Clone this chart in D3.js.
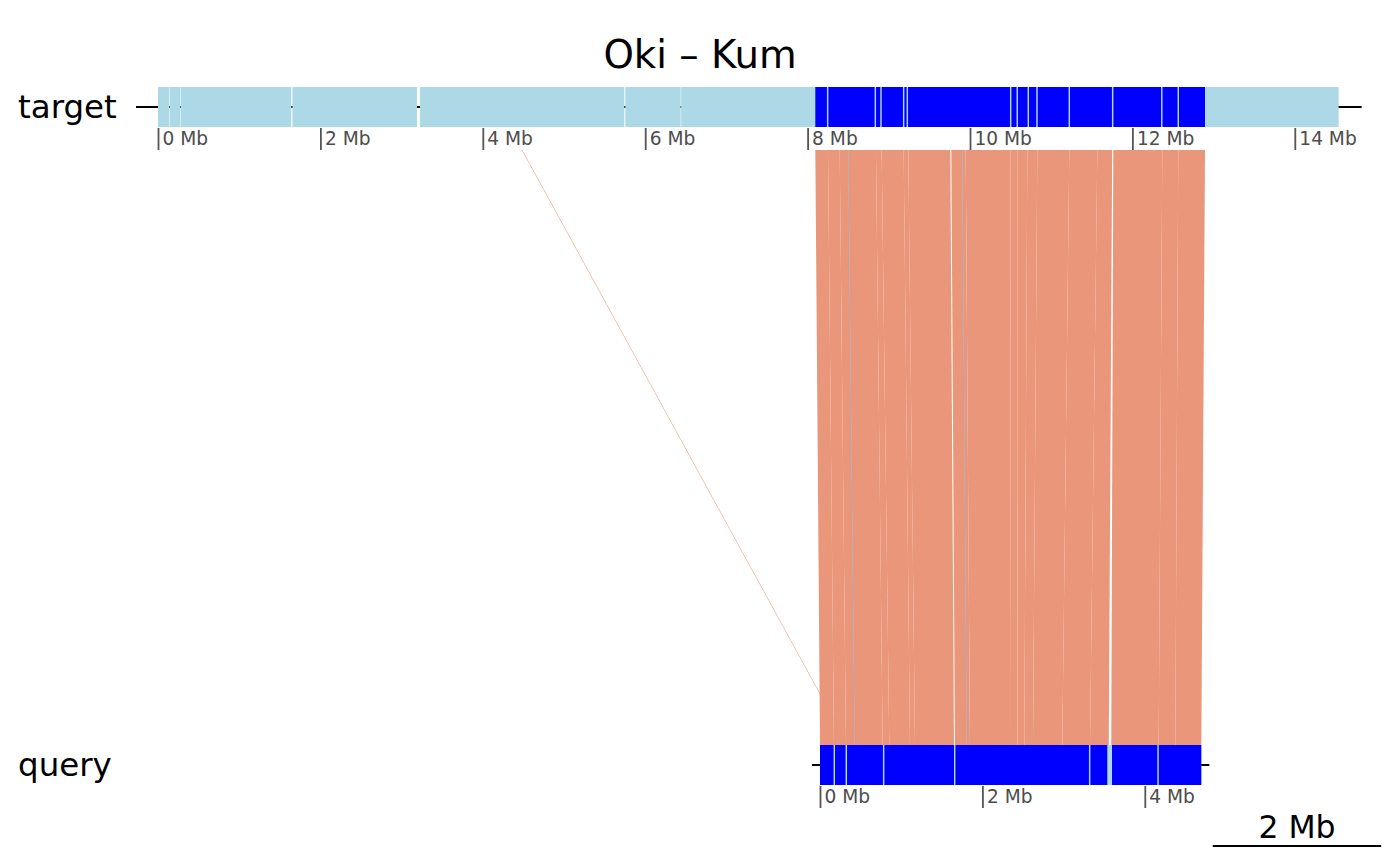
<!DOCTYPE html>
<html><head><meta charset="utf-8">
<script src="https://cdn.jsdelivr.net/npm/d3@7"></script>
<style>body{margin:0;background:#fff}svg{display:block}text{font-family:"DejaVu Sans",sans-serif}</style>
</head><body><svg id="c" width="1400" height="865"></svg>
<script>
// ---------- data (Mb) ----------
const title = "Oki \u2013 Kum";
const seqNames = ["target", "query"];
const seqLengths = [14.54, 4.696];
const targetContigs = [[0,0.137],[0.143,0.277],[0.283,1.642],[1.656,3.19],[3.225,5.743],[5.755,6.437],[6.443,14.54]];
const queryContigs = [[0,4.696]];
const targetGenes = [[8.095,8.238],[8.256,8.825],[8.843,8.895],[8.913,9.174],[9.192,9.219],[9.237,10.492],
  [10.510,10.573],[10.591,10.709],[10.727,10.816],[10.834,11.214],[11.232,11.748],[11.766,12.353],[12.371,12.556],[12.574,12.894]];
const queryGenes = [[0,0.167],[0.185,0.315],[0.333,0.775],[0.793,1.650],[1.668,3.312],[3.330,3.538],[3.596,4.154],[4.172,4.696]];
const linkTargetStart = [8.095,8.251,8.395,8.501,8.842,8.912,9.183,9.240,9.770,9.905,9.947,10.501,10.582,10.706,10.829,11.223,11.568,11.765,12.368,12.565, 4.480];
const linkTargetEnd   = [8.251,8.395,8.501,8.842,8.912,9.183,9.240,9.757,9.905,9.947,10.501,10.582,10.706,10.829,11.223,11.568,11.751,12.368,12.565,12.894, 4.487];
const linkQueryStart  = [0,0.172,0.320,0.427,0.772,0.853,1.108,1.170,1.662,1.807,1.847,2.340,2.430,2.516,2.623,2.984,3.325,3.587,4.171,4.376, 0.341];
const linkQueryEnd    = [0.172,0.320,0.427,0.772,0.853,1.108,1.170,1.650,1.807,1.847,2.340,2.430,2.516,2.623,2.984,3.325,3.556,4.171,4.376,4.696, 0.348];
const minorTargetPos = [8.501, 9.905];
const minorQueryPos  = [0.427, 1.807];
const targetTicks = [0,2,4,6,8,10,12,14];
const queryTicks = [0,2,4];
const scaleBarLabel = "2 Mb";
const scaleBarMb = 2;

// ---------- layout ----------
const pxPerMb = 81.2;
const svg = d3.select("#c");
const xT = d3.scaleLinear().domain([0, seqLengths[0]]).range([158, 158 + seqLengths[0]*pxPerMb]);
const xQ = d3.scaleLinear().domain([0, seqLengths[1]]).range([820, 820 + seqLengths[1]*pxPerMb]);
const rows = [
  {name: seqNames[0], x: xT, y: 107, contigs: targetContigs, genes: targetGenes, ticks: targetTicks, lineExt: [22, 23], labelY: 118},
  {name: seqNames[1], x: xQ, y: 765, contigs: queryContigs, genes: queryGenes, ticks: queryTicks, lineExt: [8, 8], labelY: 776}
];
const barH = 40;
const linkTop = 150, linkBot = 745;

// title
svg.append("text").attr("x", 700).attr("y", 68).attr("text-anchor", "middle")
  .attr("font-size", 38.7).attr("fill", "#000").text(title);

// links
const links = linkTargetStart.map((d, i) => ({ts: d, te: linkTargetEnd[i], qs: linkQueryStart[i], qe: linkQueryEnd[i]}));
const thin = links[links.length - 1];
svg.append("path")
  .attr("d", `M${xT(thin.ts)},${linkTop}L${xT(thin.te)},${linkTop}L${xQ(thin.qe)},${linkBot}L${xQ(thin.qs)},${linkBot}Z`)
  .attr("fill", "#E9967A");
svg.append("g").selectAll("path").data(links.slice(0, -1)).join("path")
  .attr("d", d => `M${xT(d.ts)},${linkTop}L${xT(d.te)},${linkTop}L${xQ(d.qe)},${linkBot}L${xQ(d.qs)},${linkBot}Z`)
  .attr("fill", "#E9967A");
svg.append("g").selectAll("line").data(minorTargetPos).join("line")
  .attr("x1", d => xT(d)).attr("y1", linkTop)
  .attr("x2", (d, i) => xQ(minorQueryPos[i])).attr("y2", linkBot)
  .attr("stroke", "#aaa6c8").attr("stroke-width", 1).attr("stroke-opacity", 0.7);

rows.forEach(r => {
  const g = svg.append("g");
  const [d0, d1] = r.x.domain();
  g.append("line").attr("x1", r.x(d0) - r.lineExt[0]).attr("x2", r.x(d1) + r.lineExt[1])
    .attr("y1", r.y).attr("y2", r.y).attr("stroke", "#000").attr("stroke-width", 1.8);
  g.append("g").selectAll("rect").data(r.contigs).join("rect")
    .attr("x", d => r.x(d[0])).attr("width", d => r.x(d[1]) - r.x(d[0]))
    .attr("y", r.y - barH/2).attr("height", barH).attr("fill", "#ADD8E6");
  g.append("g").selectAll("rect").data(r.genes).join("rect")
    .attr("x", d => r.x(d[0])).attr("width", d => r.x(d[1]) - r.x(d[0]))
    .attr("y", r.y - barH/2).attr("height", barH).attr("fill", "#0000FF");
  const ax = g.append("g").attr("transform", `translate(0,${r.y + barH/2 + 1})`)
    .call(d3.axisBottom(r.x).tickValues(r.ticks).tickFormat(d => d + " Mb").tickSize(22));
  ax.select(".domain").remove();
  ax.selectAll(".tick line").attr("stroke", "#555").attr("stroke-width", 1.8);
  ax.selectAll(".tick text").attr("text-anchor", "start").attr("x", 4).attr("y", 4).attr("dy", "0.71em")
    .attr("fill", "#4d4d4d").attr("font-size", 18.6).attr("font-family", "DejaVu Sans");
  svg.append("text").attr("x", 18).attr("y", r.labelY).attr("font-size", 32.5).attr("fill", "#000").text(r.name);
});

// scale bar
const sbLen = scaleBarMb * pxPerMb;
const sbCx = 1297;
svg.append("line").attr("x1", sbCx - sbLen/2 - 3).attr("x2", sbCx + sbLen/2 + 3).attr("y1", 846).attr("y2", 846)
  .attr("stroke", "#000").attr("stroke-width", 1.8);
svg.append("text").attr("x", sbCx).attr("y", 838).attr("text-anchor", "middle").attr("font-size", 31.5).text(scaleBarLabel);
</script></body></html>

▶ **What to work on**
All of the material above should be reproduced exactly, except the pictures.

▶ **Result of this task**
Clone this chart in D3.js.
<!DOCTYPE html>
<html><head><meta charset="utf-8">
<script src="https://cdn.jsdelivr.net/npm/d3@7"></script>
<style>body{margin:0;background:#fff}svg{display:block}text{font-family:"DejaVu Sans",sans-serif}</style>
</head><body><svg id="c" width="1400" height="865"></svg>
<script>
// ---------- data (Mb) ----------
const title = "Oki \u2013 Kum";
const seqNames = ["target", "query"];
const seqLengths = [14.54, 4.696];
const targetContigs = [[0,0.137],[0.143,0.277],[0.283,1.642],[1.656,3.19],[3.225,5.743],[5.755,6.437],[6.443,14.54]];
const queryContigs = [[0,4.696]];
const targetGenes = [[8.095,8.238],[8.256,8.825],[8.843,8.895],[8.913,9.174],[9.192,9.219],[9.237,10.492],
  [10.510,10.573],[10.591,10.709],[10.727,10.816],[10.834,11.214],[11.232,11.748],[11.766,12.353],[12.371,12.556],[12.574,12.894]];
const queryGenes = [[0,0.167],[0.185,0.315],[0.333,0.775],[0.793,1.650],[1.668,3.312],[3.330,3.538],[3.596,4.154],[4.172,4.696]];
const linkTargetStart = [8.095,8.251,8.395,8.501,8.842,8.912,9.183,9.240,9.770,9.905,9.947,10.501,10.582,10.706,10.829,11.223,11.568,11.765,12.368,12.565, 4.480];
const linkTargetEnd   = [8.251,8.395,8.501,8.842,8.912,9.183,9.240,9.757,9.905,9.947,10.501,10.582,10.706,10.829,11.223,11.568,11.751,12.368,12.565,12.894, 4.487];
const linkQueryStart  = [0,0.172,0.320,0.427,0.772,0.853,1.108,1.170,1.662,1.807,1.847,2.340,2.430,2.516,2.623,2.984,3.325,3.587,4.171,4.376, 0.341];
const linkQueryEnd    = [0.172,0.320,0.427,0.772,0.853,1.108,1.170,1.650,1.807,1.847,2.340,2.430,2.516,2.623,2.984,3.325,3.556,4.171,4.376,4.696, 0.348];
const minorTargetPos = [8.501, 9.905];
const minorQueryPos  = [0.427, 1.807];
const targetTicks = [0,2,4,6,8,10,12,14];
const queryTicks = [0,2,4];
const scaleBarLabel = "2 Mb";
const scaleBarMb = 2;

// ---------- layout ----------
const pxPerMb = 81.2;
const svg = d3.select("#c");
const xT = d3.scaleLinear().domain([0, seqLengths[0]]).range([158, 158 + seqLengths[0]*pxPerMb]);
const xQ = d3.scaleLinear().domain([0, seqLengths[1]]).range([820, 820 + seqLengths[1]*pxPerMb]);
const rows = [
  {name: seqNames[0], x: xT, y: 107, contigs: targetContigs, genes: targetGenes, ticks: targetTicks, lineExt: [22, 23], labelY: 118},
  {name: seqNames[1], x: xQ, y: 765, contigs: queryContigs, genes: queryGenes, ticks: queryTicks, lineExt: [8, 8], labelY: 776}
];
const barH = 40;
const linkTop = 150, linkBot = 745;

// title
svg.append("text").attr("x", 700).attr("y", 68).attr("text-anchor", "middle")
  .attr("font-size", 38.7).attr("fill", "#000").text(title);

// links
const links = linkTargetStart.map((d, i) => ({ts: d, te: linkTargetEnd[i], qs: linkQueryStart[i], qe: linkQueryEnd[i]}));
const thin = links[links.length - 1];
svg.append("path")
  .attr("d", `M${xT(thin.ts)},${linkTop}L${xT(thin.te)},${linkTop}L${xQ(thin.qe)},${linkBot}L${xQ(thin.qs)},${linkBot}Z`)
  .attr("fill", "#E9967A");
svg.append("g").selectAll("path").data(links.slice(0, -1)).join("path")
  .attr("d", d => `M${xT(d.ts)},${linkTop}L${xT(d.te)},${linkTop}L${xQ(d.qe)},${linkBot}L${xQ(d.qs)},${linkBot}Z`)
  .attr("fill", "#E9967A");
svg.append("g").selectAll("line").data(minorTargetPos).join("line")
  .attr("x1", d => xT(d)).attr("y1", linkTop)
  .attr("x2", (d, i) => xQ(minorQueryPos[i])).attr("y2", linkBot)
  .attr("stroke", "#aaa6c8").attr("stroke-width", 1).attr("stroke-opacity", 0.7);

rows.forEach(r => {
  const g = svg.append("g");
  const [d0, d1] = r.x.domain();
  g.append("line").attr("x1", r.x(d0) - r.lineExt[0]).attr("x2", r.x(d1) + r.lineExt[1])
    .attr("y1", r.y).attr("y2", r.y).attr("stroke", "#000").attr("stroke-width", 1.8);
  g.append("g").selectAll("rect").data(r.contigs).join("rect")
    .attr("x", d => r.x(d[0])).attr("width", d => r.x(d[1]) - r.x(d[0]))
    .attr("y", r.y - barH/2).attr("height", barH).attr("fill", "#ADD8E6");
  g.append("g").selectAll("rect").data(r.genes).join("rect")
    .attr("x", d => r.x(d[0])).attr("width", d => r.x(d[1]) - r.x(d[0]))
    .attr("y", r.y - barH/2).attr("height", barH).attr("fill", "#0000FF");
  const ax = g.append("g").attr("transform", `translate(0,${r.y + barH/2 + 1})`)
    .call(d3.axisBottom(r.x).tickValues(r.ticks).tickFormat(d => d + " Mb").tickSize(22));
  ax.select(".domain").remove();
  ax.selectAll(".tick line").attr("stroke", "#555").attr("stroke-width", 1.8);
  ax.selectAll(".tick text").attr("text-anchor", "start").attr("x", 4).attr("y", 4).attr("dy", "0.71em")
    .attr("fill", "#4d4d4d").attr("font-size", 18.6).attr("font-family", "DejaVu Sans");
  svg.append("text").attr("x", 18).attr("y", r.labelY).attr("font-size", 32.5).attr("fill", "#000").text(r.name);
});

// scale bar
const sbLen = scaleBarMb * pxPerMb;
const sbCx = 1297;
svg.append("line").attr("x1", sbCx - sbLen/2 - 3).attr("x2", sbCx + sbLen/2 + 3).attr("y1", 846).attr("y2", 846)
  .attr("stroke", "#000").attr("stroke-width", 1.8);
svg.append("text").attr("x", sbCx).attr("y", 838).attr("text-anchor", "middle").attr("font-size", 31.5).text(scaleBarLabel);
</script></body></html>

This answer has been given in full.